* What to produce: Restate, exactly and without pictures, the lines from the start of the listing below through the line holding "yscale = alt.Scale(domain=[0, 0.12], nice=False)".

* Source data:
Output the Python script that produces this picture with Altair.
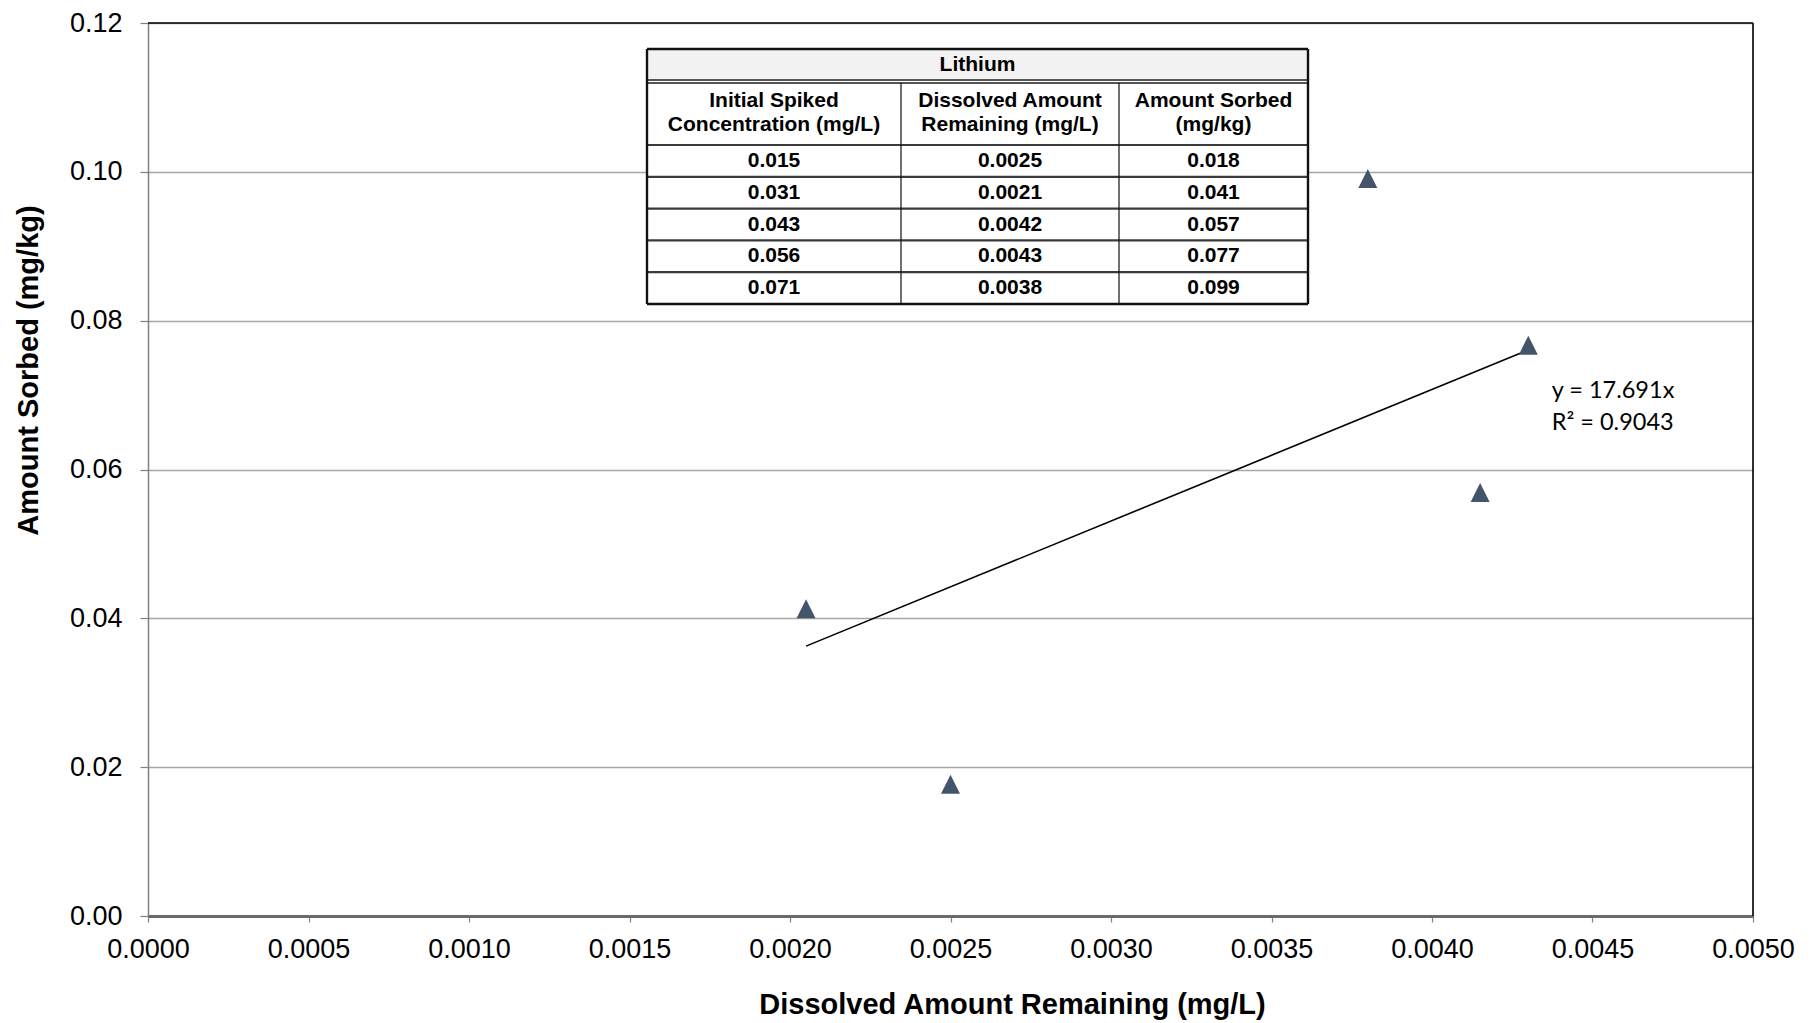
import altair as alt
import pandas as pd

# ---------------- data ----------------
dissolved = [0.00205, 0.0025, 0.0038, 0.00415, 0.0043]   # x of plotted points (mg/L)
sorbed = [0.0413, 0.0177, 0.0991, 0.0569, 0.0767]        # y of plotted points (mg/kg)

trend_slope = 17.691
trend_r2 = 0.9043
eq_lines = ["y = 17.691x", "R\u00b2 = 0.9043"]

x_ticks = [0.0, 0.0005, 0.0010, 0.0015, 0.0020, 0.0025, 0.0030, 0.0035, 0.0040, 0.0045, 0.0050]
y_ticks = [0.00, 0.02, 0.04, 0.06, 0.08, 0.10, 0.12]

table_title = "Lithium"
table_headers = [["Initial Spiked", "Concentration (mg/L)"],
                 ["Dissolved Amount", "Remaining (mg/L)"],
                 ["Amount Sorbed", "(mg/kg)"]]
col_initial = ["0.015", "0.031", "0.043", "0.056", "0.071"]
col_dissolved = ["0.0025", "0.0021", "0.0042", "0.0043", "0.0038"]
col_sorbed = ["0.018", "0.041", "0.057", "0.077", "0.099"]

# ---------------- layout (pixels) ----------------
W, H = 1605, 893
FONT = "Liberation Sans"
COLX = [499, 753, 971, 1160]          # table column edges
T_TOP, T_TITLE_BOT, T_HEAD_TOP, T_HEAD_BOT, T_BOT = 26, 57, 60, 122, 281
ROW_H = (T_BOT - T_HEAD_BOT) / 5
EQ_X, EQ_Y = 0.004373, [0.06961, 0.06531]
TRI = "M0,-1L1,1L-1,1Z"

# ---------------- main layers ----------------
pts = pd.DataFrame({"x": dissolved, "y": sorbed})
tx = [min(dissolved), max(dissolved)]
trend = pd.DataFrame({"x": tx, "y": [trend_slope * v for v in tx]})
eq = pd.DataFrame({"x": [EQ_X, EQ_X], "y": EQ_Y, "t": eq_lines})

xscale = alt.Scale(domain=[0, 0.005], nice=False, zero=False)
yscale = alt.Scale(domain=[0, 0.12], nice=False)

xaxis = alt.Axis(values=x_ticks, format=".4f", grid=False, labelFont=FONT, labelFontSize=27,
                 labelColor="black", labelPadding=14, labelFlush=False, labelOverlap=False,
                 tickSize=6, tickColor="#808080", tickWidth=1.2,
                 domainColor="#6a6a6a", domainWidth=3,
                 title="Dissolved Amount Remaining (mg/L)", titleFont=FONT, titleFontSize=29,
                 titleFontWeight="bold", titleColor="black", titleX=864, titleY=97,
                 titleBaseline="alphabetic", titleAlign="center")
yaxis = alt.Axis(values=y_ticks, format=".2f", grid=True, gridColor="#a6a6a6", gridWidth=1.3,
                 labelFont=FONT, labelFontSize=27, labelColor="black", labelPadding=18,
                 labelFlush=False, labelOverlap=False,
                 tickSize=8, tickColor="#808080", tickWidth=1.2,
                 domainColor="#808080", domainWidth=1.5,
                 title="Amount Sorbed (mg/kg)", titleFont=FONT, titleFontSize=29,
                 titleFontWeight="bold", titleColor="black", titleX=-111, titleY=347,
                 titleBaseline="alphabetic", titleAlign="center", titleAngle=270)

trend_line = alt.Chart(trend).mark_line(color="black", strokeWidth=1.6).encode(
    x=alt.X("x:Q", scale=xscale, axis=xaxis),
    y=alt.Y("y:Q", scale=yscale, axis=yaxis),
)
points = alt.Chart(pts).mark_point(shape=TRI, filled=True, size=361,
                                   color="#44546A", opacity=1).encode(
    x=alt.X("x:Q", scale=xscale), y=alt.Y("y:Q", scale=yscale))
eq_text = alt.Chart(eq).mark_text(align="left", baseline="alphabetic", font="Lato",
                                  fontSize=23.5, color="black").encode(
    x=alt.X("x:Q", scale=xscale), y=alt.Y("y:Q", scale=yscale), text="t:N")

main = alt.layer(trend_line, points, eq_text)

# ---------------- table inset and plot frame (pixel coordinates) ----------------
rects = pd.DataFrame({
    "x": [COLX[0], COLX[0]], "x2": [COLX[3], COLX[3]],
    "y": [T_TOP, T_TOP], "y2": [T_BOT, T_TITLE_BOT],
    "fill": ["white", "#f2f2f2"]})
rect_layer = alt.Chart(rects).mark_rect().encode(
    x=alt.X("x:Q", scale=None, axis=None), x2="x2:Q",
    y=alt.Y("y:Q", scale=None, axis=None), y2="y2:Q",
    fill=alt.Fill("fill:N", scale=None))

row_lines = [T_HEAD_BOT + ROW_H * i for i in range(1, 5)]
segs = []
for yy in [T_TITLE_BOT, T_HEAD_TOP]:
    segs.append((COLX[0], COLX[3], yy, yy, "#555555", 2.0))
segs.append((COLX[0], COLX[3], T_HEAD_BOT, T_HEAD_BOT, "#3a3a3a", 2.2))
for yy in row_lines:
    segs.append((COLX[0], COLX[3], yy, yy, "#3a3a3a", 2.2))
for xx in COLX[1:3]:
    segs.append((xx, xx, T_HEAD_TOP, T_BOT, "#111111", 1.2))
segs += [(COLX[0], COLX[3], T_TOP, T_TOP, "#111111", 2.4),
         (COLX[0], COLX[3], T_BOT, T_BOT, "#111111", 2.4),
         (COLX[0], COLX[0], T_TOP, T_BOT, "#111111", 2.4),
         (COLX[3], COLX[3], T_TOP, T_BOT, "#111111", 2.4)]
# plot frame: top and right edges in black
segs += [(0, W, 0, 0, "#000000", 1.6),
         (W, W, 0, H, "#000000", 1.6)]
lines_df = pd.DataFrame(segs, columns=["x", "x2", "y", "y2", "c", "w"])
line_layer = alt.Chart(lines_df).mark_rule().encode(
    x=alt.X("x:Q", scale=None, axis=None), x2="x2:Q",
    y=alt.Y("y:Q", scale=None, axis=None), y2="y2:Q",
    color=alt.Color("c:N", scale=None),
    strokeWidth=alt.StrokeWidth("w:Q", scale=None))

centers = [(COLX[i] + COLX[i + 1]) / 2 for i in range(3)]
texts = [((COLX[0] + COLX[3]) / 2, (T_TOP + T_TITLE_BOT) / 2, table_title)]
for i, hdr in enumerate(table_headers):
    texts.append((centers[i], 78, hdr[0]))
    texts.append((centers[i], 102, hdr[1]))
for r in range(5):
    yc = T_HEAD_BOT + ROW_H * (r + 0.5)
    for i, col in enumerate([col_initial, col_dissolved, col_sorbed]):
        texts.append((centers[i], yc, col[r]))
text_df = pd.DataFrame(texts, columns=["x", "y", "t"])
text_layer = alt.Chart(text_df).mark_text(font=FONT, fontSize=21, fontWeight="bold",
                                          color="black", align="center", baseline="middle").encode(
    x=alt.X("x:Q", scale=None, axis=None),
    y=alt.Y("y:Q", scale=None, axis=None),
    text="t:N")

table = alt.layer(rect_layer, line_layer, text_layer)

chart = alt.layer(main, table).resolve_scale(x="independent", y="independent").properties(
    width=W, height=H,
    autosize=alt.AutoSizeParams(type="none"),
    padding={"left": 140, "top": 15, "right": 50, "bottom": 106},
).configure_view(stroke="black", strokeWidth=1.5).configure(background="white")

chart.save("out.html", embed_options={"renderer": "svg", "actions": False})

* Output below:
Output the Python script that produces this picture with Altair.
import altair as alt
import pandas as pd

# ---------------- data ----------------
dissolved = [0.00205, 0.0025, 0.0038, 0.00415, 0.0043]   # x of plotted points (mg/L)
sorbed = [0.0413, 0.0177, 0.0991, 0.0569, 0.0767]        # y of plotted points (mg/kg)

trend_slope = 17.691
trend_r2 = 0.9043
eq_lines = ["y = 17.691x", "R\u00b2 = 0.9043"]

x_ticks = [0.0, 0.0005, 0.0010, 0.0015, 0.0020, 0.0025, 0.0030, 0.0035, 0.0040, 0.0045, 0.0050]
y_ticks = [0.00, 0.02, 0.04, 0.06, 0.08, 0.10, 0.12]

table_title = "Lithium"
table_headers = [["Initial Spiked", "Concentration (mg/L)"],
                 ["Dissolved Amount", "Remaining (mg/L)"],
                 ["Amount Sorbed", "(mg/kg)"]]
col_initial = ["0.015", "0.031", "0.043", "0.056", "0.071"]
col_dissolved = ["0.0025", "0.0021", "0.0042", "0.0043", "0.0038"]
col_sorbed = ["0.018", "0.041", "0.057", "0.077", "0.099"]

# ---------------- layout (pixels) ----------------
W, H = 1605, 893
FONT = "Liberation Sans"
COLX = [499, 753, 971, 1160]          # table column edges
T_TOP, T_TITLE_BOT, T_HEAD_TOP, T_HEAD_BOT, T_BOT = 26, 57, 60, 122, 281
ROW_H = (T_BOT - T_HEAD_BOT) / 5
EQ_X, EQ_Y = 0.004373, [0.06961, 0.06531]
TRI = "M0,-1L1,1L-1,1Z"

# ---------------- main layers ----------------
pts = pd.DataFrame({"x": dissolved, "y": sorbed})
tx = [min(dissolved), max(dissolved)]
trend = pd.DataFrame({"x": tx, "y": [trend_slope * v for v in tx]})
eq = pd.DataFrame({"x": [EQ_X, EQ_X], "y": EQ_Y, "t": eq_lines})

xscale = alt.Scale(domain=[0, 0.005], nice=False, zero=False)
yscale = alt.Scale(domain=[0, 0.12], nice=False)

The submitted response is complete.